What fascinated me on this trip was a visit to St.Petersburg Botanical Gardens where my hosts from Dryadas took me on my day off. Unlike those of Kiev and Moscow which have had new funding, this one hasn't and is entirely funded from entrance fees. The greenhouses, some dating back to the early 20th century were in a very bad state of repair but the plants were maintained to an incredibly high standard with what is clearly a huge level of staff commitment, and sometimes better collections on display than at Kew quite honestly. Indeed there is here in St. Petersburg there is one of best collections of tropical ferns in the world. The passion of the staff was somehow almost palpable, I spent a lot of time poking around odd corners and photographing their work stations. The sheer number of species squeezed in is extraordinary. So many plant species packed in, to a level I have never seen anywhere else. Unlike most botanical gardens which feel very institutional this felt completly driven by the staff. According to my Dryadas friends there is no state money and the whole place is self-supporting. Staff earn peanuts. I felt very moved by it all.

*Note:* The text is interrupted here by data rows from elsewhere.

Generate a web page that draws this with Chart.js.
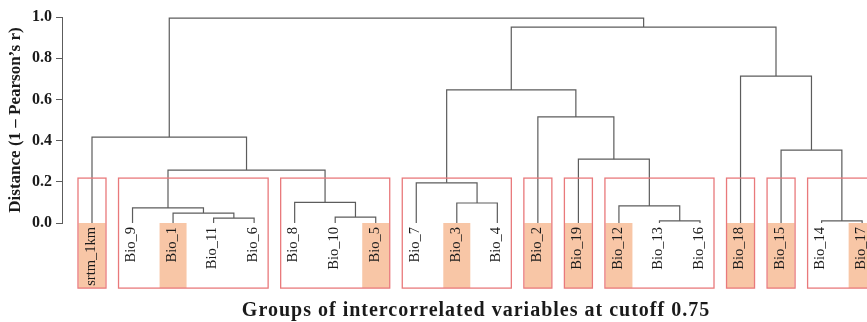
<!DOCTYPE html>
<html>
<head>
<meta charset="utf-8">
<script src="https://cdn.jsdelivr.net/npm/chart.js@4"></script>
<style>
  html, body { margin: 0; padding: 0; background: #fff; }
  #wrap { width: 867px; height: 322px; }
</style>
</head>
<body>
<div id="wrap"><canvas id="dendro"></canvas></div>
<script>
// leaf order along the x axis
const leaves = ['srtm_1km', 'Bio_9', 'Bio_1', 'Bio_11', 'Bio_6', 'Bio_8', 'Bio_10', 'Bio_5',
  'Bio_7', 'Bio_3', 'Bio_4', 'Bio_2', 'Bio_19', 'Bio_12', 'Bio_13', 'Bio_16',
  'Bio_18', 'Bio_15', 'Bio_14', 'Bio_17'];

// merge steps: a name is a leaf, a number is an earlier merge (1-based)
const mergeA = ['Bio_11', 'Bio_1', 'Bio_9', 'Bio_10', 'Bio_8', 3, 'srtm_1km', 'Bio_3', 'Bio_7',
  'Bio_13', 'Bio_12', 'Bio_19', 'Bio_2', 9, 'Bio_14', 'Bio_15', 'Bio_18', 14, 7];
const mergeB = ['Bio_6', 1, 2, 'Bio_5', 4, 5, 6, 'Bio_4', 8,
  'Bio_16', 10, 11, 12, 13, 'Bio_17', 15, 16, 17, 18];
const mergeHeight = [0.024, 0.048, 0.073, 0.029, 0.10, 0.257, 0.417, 0.097, 0.195,
  0.01, 0.083, 0.31, 0.515, 0.646, 0.01, 0.354, 0.713, 0.951, 0.995];

// groups at cutoff 0.75 (first and last leaf of each box)
const groupFirst = ['srtm_1km', 'Bio_9', 'Bio_8', 'Bio_7', 'Bio_2', 'Bio_19', 'Bio_12', 'Bio_18', 'Bio_15', 'Bio_14'];
const groupLast  = ['srtm_1km', 'Bio_6', 'Bio_5', 'Bio_4', 'Bio_2', 'Bio_19', 'Bio_16', 'Bio_18', 'Bio_15', 'Bio_17'];

// retained variable of each group
const highlighted = ['srtm_1km', 'Bio_1', 'Bio_5', 'Bio_3', 'Bio_2', 'Bio_19', 'Bio_12', 'Bio_18', 'Bio_15', 'Bio_17'];

const yTicks = [0, 0.2, 0.4, 0.6, 0.8, 1.0];

const serif = "'Liberation Serif', 'Times New Roman', serif";
const lineColor = '#5c5c5c';
const boxColor = '#e9797b';
const fillColor = '#f8c6a6';

// build the U-shaped links
const nodes = [];
function nodeOf(ref) {
  if (typeof ref === 'number') return nodes[ref - 1];
  return { x: leaves.indexOf(ref), y: 0 };
}
const datasets = mergeHeight.map((h, i) => {
  const a = nodeOf(mergeA[i]);
  const b = nodeOf(mergeB[i]);
  nodes.push({ x: (a.x + b.x) / 2, y: h });
  return {
    data: [{ x: a.x, y: a.y }, { x: a.x, y: h }, { x: b.x, y: h }, { x: b.x, y: b.y }],
    borderColor: lineColor,
    borderWidth: 1.2,
    pointRadius: 0,
    tension: 0,
    fill: false
  };
});

const groupBoxes = {
  id: 'groupBoxes',
  beforeDatasetsDraw(chart) {
    const { ctx, scales: { x, y } } = chart;
    ctx.save();
    ctx.fillStyle = fillColor;
    highlighted.forEach(name => {
      const px = x.getPixelForValue(leaves.indexOf(name));
      const top = y.getPixelForValue(0);
      const bottom = y.getPixelForValue(-0.316);
      ctx.fillRect(px - 13.5, top, 27, bottom - top);
    });
    ctx.restore();
  },
  afterDatasetsDraw(chart) {
    const { ctx, scales: { x, y } } = chart;
    ctx.save();
    // boxes
    ctx.strokeStyle = boxColor;
    ctx.lineWidth = 1.3;
    groupFirst.forEach((f, i) => {
      const x0 = x.getPixelForValue(leaves.indexOf(f)) - 14;
      const x1 = x.getPixelForValue(leaves.indexOf(groupLast[i])) + 14;
      const y0 = y.getPixelForValue(0.218);
      const y1 = y.getPixelForValue(-0.316);
      ctx.strokeRect(x0, y0, x1 - x0, y1 - y0);
    });
    // leaf labels
    ctx.fillStyle = '#1a1a1a';
    ctx.font = '14.5px ' + serif;
    ctx.textAlign = 'right';
    ctx.textBaseline = 'middle';
    leaves.forEach((name, i) => {
      ctx.save();
      ctx.translate(x.getPixelForValue(i) - 1, y.getPixelForValue(0) + 4);
      ctx.rotate(-Math.PI / 2);
      ctx.fillText(name, 0, 0);
      ctx.restore();
    });
    // bottom caption
    ctx.font = 'bold 20px ' + serif;
    ctx.letterSpacing = '1px';
    ctx.textAlign = 'center';
    ctx.fillText('Groups of intercorrelated variables at cutoff 0.75', 476, 311);
    ctx.restore();
  }
};

new Chart(document.getElementById('dendro'), {
  type: 'line',
  data: { datasets: datasets },
  options: {
    responsive: true,
    maintainAspectRatio: false,
    animation: false,
    parsing: false,
    layout: { padding: { top: 17, bottom: 99, left: 0, right: 0 } },
    plugins: { legend: { display: false }, tooltip: { enabled: false } },
    scales: {
      x: { type: 'linear', display: false, min: -0.74, max: 19.12 },
      y: {
        type: 'linear',
        min: 0,
        max: 1,
        afterBuildTicks: s => { s.ticks = yTicks.map(v => ({ value: v })); },
        afterFit: s => { s.width = 62; },
        ticks: {
          color: '#1a1a1a',
          padding: 4,
          font: { family: serif, size: 16, weight: 'bold' },
          callback: v => v.toFixed(1)
        },
        grid: { display: true, drawOnChartArea: false, drawTicks: true, tickLength: 6, color: lineColor },
        border: { display: true, color: lineColor, width: 1 },
        title: {
          display: true,
          text: 'Distance (1 – Pearson’s r)',
          color: '#1a1a1a',
          font: { family: serif, size: 17, weight: 'bold' },
          padding: { top: 5, bottom: 0 }
        }
      }
    }
  },
  plugins: [groupBoxes]
});
</script>
</body>
</html>
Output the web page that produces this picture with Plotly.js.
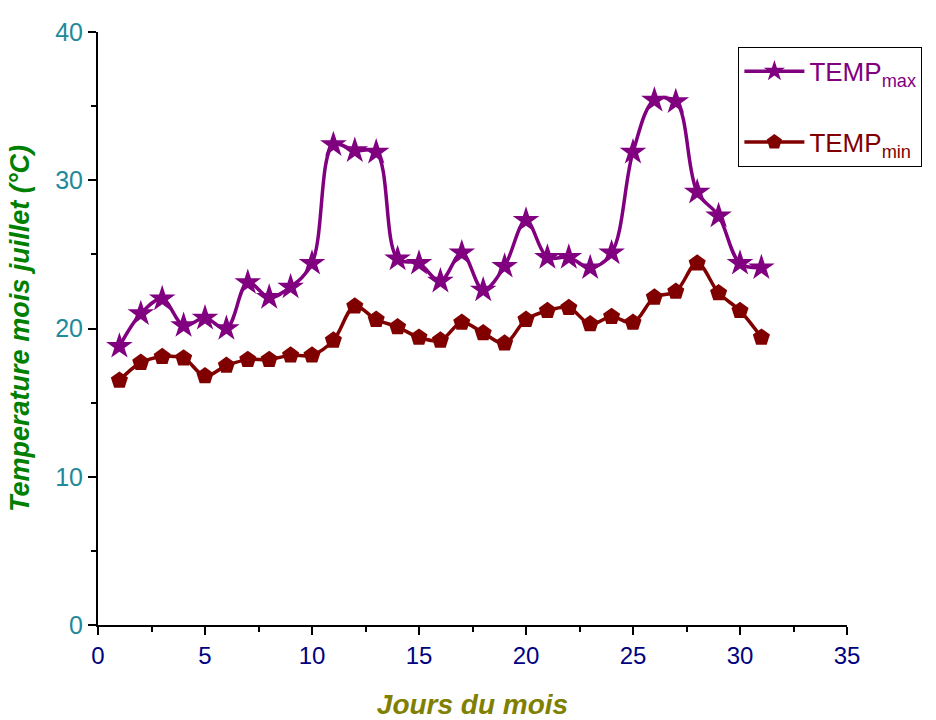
<!DOCTYPE html>
<html>
<head>
<meta charset="utf-8">
<script src="https://cdn.plot.ly/plotly-3.0.1.min.js"></script>
<style>html,body{margin:0;padding:0;background:#fff;}#chart{width:936px;height:720px;}</style>
</head>
<body>
<div id="chart"></div>
<script>
var days = [1,2,3,4,5,6,7,8,9,10,11,12,13,14,15,16,17,18,19,20,21,22,23,24,25,26,27,28,29,30,31];
var tempMax = [18.8,21.0,22.0,20.2,20.7,20.0,23.1,22.1,22.8,24.4,32.4,32.0,31.9,24.7,24.4,23.2,25.1,22.6,24.2,27.3,24.8,24.8,24.1,25.1,31.9,35.4,35.3,29.2,27.6,24.4,24.1];
var tempMin = [16.5,17.7,18.1,18.0,16.8,17.5,17.9,17.9,18.2,18.2,19.2,21.5,20.6,20.1,19.4,19.2,20.4,19.7,19.0,20.6,21.2,21.4,20.3,20.8,20.4,22.1,22.5,24.4,22.4,21.2,19.4];
var xTickVals = [0,5,10,15,20,25,30,35];
var yTickVals = [0,10,20,30,40];
var nameMax = '<span style="color:#800080">TEMP<sub>max</sub></span>';
var nameMin = '<span style="color:#800000">TEMP<sub>min</sub></span>';

var traces = [
  {x: days, y: tempMax, name: nameMax, legendgroup: 'a', type: 'scatter', mode: 'lines+markers',
   line: {color: '#800080', width: 3.5, shape: 'spline', smoothing: 1},
   marker: {symbol: 'star', size: 20, color: '#800080'}},
  {x: days, y: tempMin, name: nameMin, legendgroup: 'b', type: 'scatter', mode: 'lines+markers',
   line: {color: '#800000', width: 3.5, shape: 'spline', smoothing: 1},
   marker: {symbol: 'pentagon', size: 18, color: '#800000'}}
];

var layout = {
  width: 936, height: 720,
  margin: {l: 98, r: 89, t: 32, b: 95},
  paper_bgcolor: '#fff', plot_bgcolor: '#fff',
  font: {family: 'Liberation Sans, Arial, sans-serif'},
  xaxis: {
    range: [0, 35], tickvals: xTickVals, showgrid: false, zeroline: false,
    showline: true, linecolor: '#000', linewidth: 2,
    ticks: 'outside', ticklen: 8, tickwidth: 2, tickcolor: '#000',
    minor: {dtick: 2.5, ticks: 'outside', ticklen: 5, tickwidth: 2, tickcolor: '#000', showgrid: false},
    tickfont: {size: 24, color: '#000080'},
    title: {text: '<b><i>Jours du mois</i></b>', font: {size: 28, color: '#808000'}, standoff: 29}
  },
  yaxis: {
    range: [0, 40], tickvals: yTickVals, showgrid: false, zeroline: false,
    showline: true, linecolor: '#000', linewidth: 2,
    ticks: 'outside', ticklen: 8, tickwidth: 2, tickcolor: '#000',
    minor: {dtick: 5, ticks: 'outside', ticklen: 5, tickwidth: 2, tickcolor: '#000', showgrid: false},
    tickfont: {size: 25, color: '#218a9a'},
    title: {text: '<b><i>Temperature mois juillet (°C)</i></b>', font: {size: 27, color: '#008000'}, standoff: 18}
  },
  legend: {
    x: 0.855, y: 0.975, xanchor: 'left', yanchor: 'top',
    bordercolor: '#000', borderwidth: 1, bgcolor: '#fff',
    font: {size: 26, color: '#800080'}, tracegroupgap: 34, itemwidth: 60
  },
  showlegend: true
};

Plotly.newPlot('chart', traces, layout, {displayModeBar: false, staticPlot: true});
</script>
</body>
</html>
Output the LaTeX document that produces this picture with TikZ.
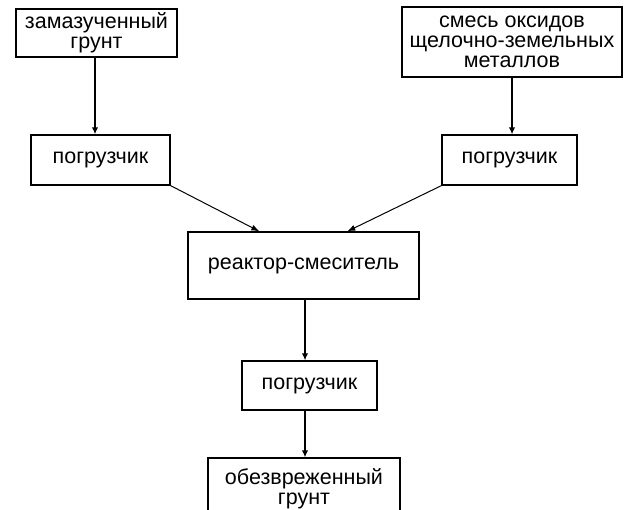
\documentclass[tikz,border=0pt]{standalone}
\usepackage{fontspec}
\setmainfont{Liberation Sans}
\usetikzlibrary{arrows.meta}
\begin{document}
\begin{tikzpicture}[x=1pt,y=-1pt,
  box/.style={draw=black,line width=1.3pt,rectangle,align=center,inner sep=0pt,
    font=\fontsize{21.5}{20}\selectfont},
  vflow/.style={line width=1.6pt,-{Latex[length=7pt,width=6.5pt]}},
  dflow/.style={line width=1pt,-{Latex[length=8pt,width=6pt]}}]
\clip (0,0) rectangle (626,510);
\fill[white] (0,0) rectangle (626,510);
\node[box,minimum width=161pt,minimum height=48pt] (b1) at (96.5,33) {замазученный\\грунт};
\node[box,minimum width=139pt,minimum height=50pt] (b2) at (100.5,160) {погрузчик};
\node[box,minimum width=220pt,minimum height=70pt] (b3) at (512,42) {смесь оксидов\\щелочно-земельных\\металлов};
\node[box,minimum width=135pt,minimum height=50pt] (b4) at (509.5,160) {погрузчик};
\node[box,minimum width=231pt,minimum height=67pt] (b5) at (303.5,265.5) {реактор-смеситель};
\node[box,minimum width=135pt,minimum height=49pt] (b6) at (309.5,385.5) {погрузчик};
\node[box,minimum width=192pt,minimum height=62pt] (b7) at (304,489) {обезвреженный\\грунт};
\draw[vflow] ([xshift=-1.5pt]b1.south) -- ([xshift=-1.5pt]b1.south |- b2.north);
\draw[vflow] (b3.south) -- (b3.south |- b4.north);
\draw[dflow] (b2.south east) -- ([xshift=72pt]b5.north west);
\draw[dflow] (b4.south west) -- ([xshift=160pt]b5.north west);
\draw[vflow] ([xshift=1.5pt]b5.south) -- ([xshift=1.5pt]b5.south |- b6.north);
\draw[vflow] ([xshift=-4.5pt]b6.south) -- ([xshift=-4.5pt]b6.south |- b7.north);
\end{tikzpicture}
\end{document}
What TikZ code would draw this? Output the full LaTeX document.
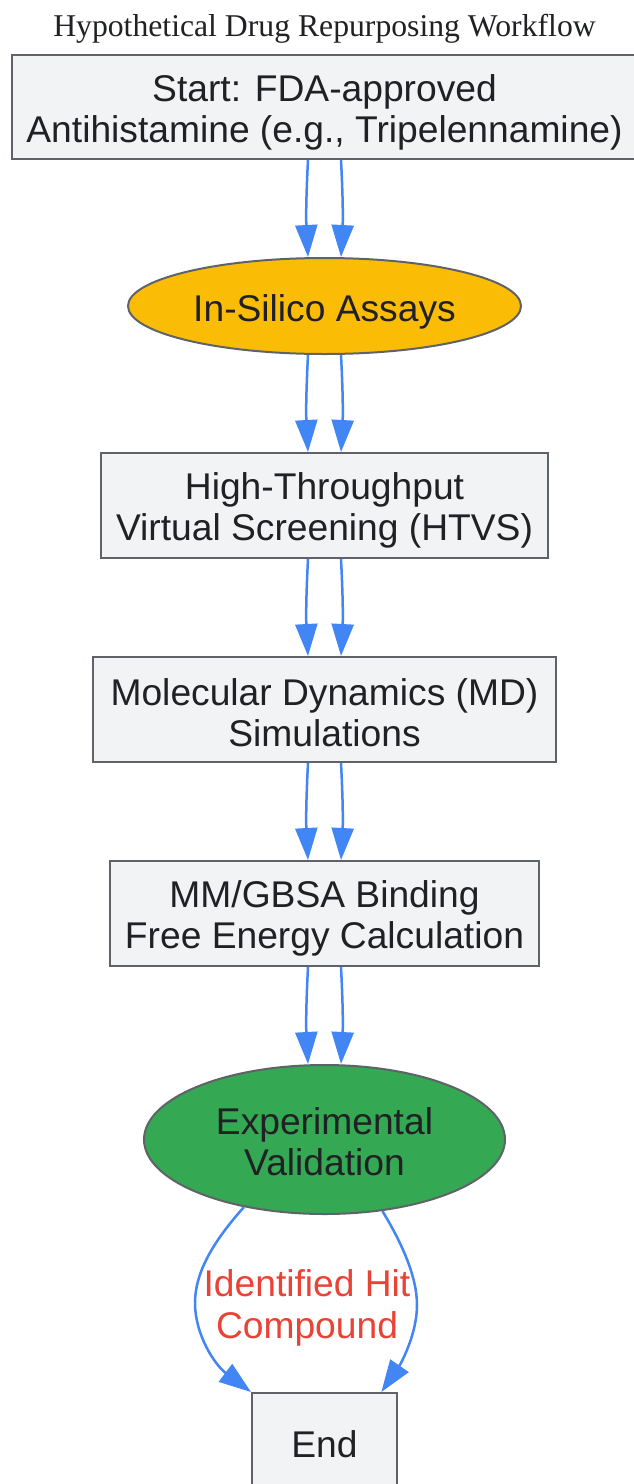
\documentclass[tikz,border=0pt]{standalone}
\usepackage{fontspec}
\setmainfont{Liberation Sans}
\newfontfamily\titlefont{Liberation Serif}
\usetikzlibrary{arrows.meta,shapes.geometric,calc}
\definecolor{boxfill}{HTML}{F1F3F4}
\definecolor{boxline}{HTML}{5F6368}
\definecolor{txt}{HTML}{202124}
\definecolor{edge}{HTML}{4285F4}
\definecolor{yel}{HTML}{FBBC05}
\definecolor{grn}{HTML}{34A853}
\definecolor{lbl}{HTML}{EA4335}
\begin{document}
\begin{tikzpicture}[x=1pt,y=-1pt,
  base/.style={draw=boxline,line width=2pt,inner sep=0pt},
  box/.style={base,rectangle,fill=boxfill},
  ell/.style={base,ellipse},
  ntext/.style={text=txt,align=center,inner sep=0pt,font=\fontsize{37.2}{41}\selectfont},
  flow/.style={draw=edge,line width=2.5pt,-{Triangle[length=32pt,width=22pt]}},
]
\useasboundingbox[fill=white] (0,0) rectangle (634,1484);
\node[anchor=base,text=txt,font=\titlefont\fontsize{31.7}{36}\selectfont] (title) at (324.5,36) {Hypothetical Drug Repurposing Workflow};
\node[box,minimum width=625pt,minimum height=104pt] (start) at (324.5,107) {};
\node[ell,fill=yel,minimum width=393pt,minimum height=96pt] (insilico) at (324.5,306) {};
\node[box,minimum width=447pt,minimum height=105pt] (htvs) at (324.5,505.5) {};
\node[box,minimum width=463pt,minimum height=105pt] (md) at (324.5,709.5) {};
\node[box,minimum width=429pt,minimum height=105pt] (mm) at (324.5,913.5) {};
\node[ell,fill=grn,minimum width=361pt,minimum height=149pt] (exp) at (324.5,1139.5) {};
\node[box,minimum width=145pt,minimum height=104pt] (end) at (324.5,1445) {};

\node[ntext] (start-t) at ($(start.center)+(0,5.5)$) {Start: FDA-approved\\Antihistamine (e.g., Tripelennamine)};
\node[ntext] (insilico-t) at ($(insilico.center)+(0,5.5)$) {In-Silico Assays};
\node[ntext] (htvs-t) at ($(htvs.center)+(0,4.5)$) {High-Throughput\\Virtual Screening (HTVS)};
\node[ntext] (md-t) at ($(md.center)+(0,3)$) {Molecular Dynamics (MD)\\Simulations};
\node[ntext] (mm-t) at ($(mm.center)+(0,5)$) {MM/GBSA Binding\\Free Energy Calculation};
\node[ntext] (exp-t) at ($(exp.center)+(0,2.5)$) {Experimental\\Validation};
\node[ntext] (end-t) at ($(end.center)+(0,-0.5)$) {End};

\foreach \a/\b in {start/insilico,insilico/htvs,htvs/md,md/mm,mm/exp}{
  \draw[flow] ([xshift=-16.5pt]\a.south) to[bend right=3] ([xshift=-16.5pt]\b.north);
  \draw[flow] ([xshift=16.5pt]\a.south) to[bend left=3] ([xshift=16.5pt]\b.north);
}
\draw[flow] (exp.220) .. controls (210,1245) and (195,1275) .. (195,1303)
  .. controls (195,1335) and (215,1365) .. (end.north west);
\draw[flow] (exp.309) .. controls (400,1240) and (417,1275) .. (417,1305)
  .. controls (417,1335) and (400,1365) .. (end.43.6);
\node[text=lbl,align=center,inner sep=0pt,font=\fontsize{37.2}{42}\selectfont] (hit) at (307,1308) {Identified Hit\\Compound};
\end{tikzpicture}
\end{document}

Our guide pointed out to us the plants which had survived during “The Great Patriotic War” when the city was under siege from the Nazis (and its population being kept there to suffer and starve by Stalin). They were decorated by a little strip of medal ribbon. My friend Anna Benn has since sent me a picture of the staff who kept the place going during this terrible time. It is also worth pointing out that staff at the crop genetics institute starved rather than eat the potatoes in the collection – some of which have gone on to produce modern blight-resistant cultivars. 


There are nurseries here, with some good ranges of perennials, and Dryadas are in the process of establishing their own. There is a very rich flora further out east, and I only hope that some new introductions of Russian natives get taken into cultivation and find their way westwards.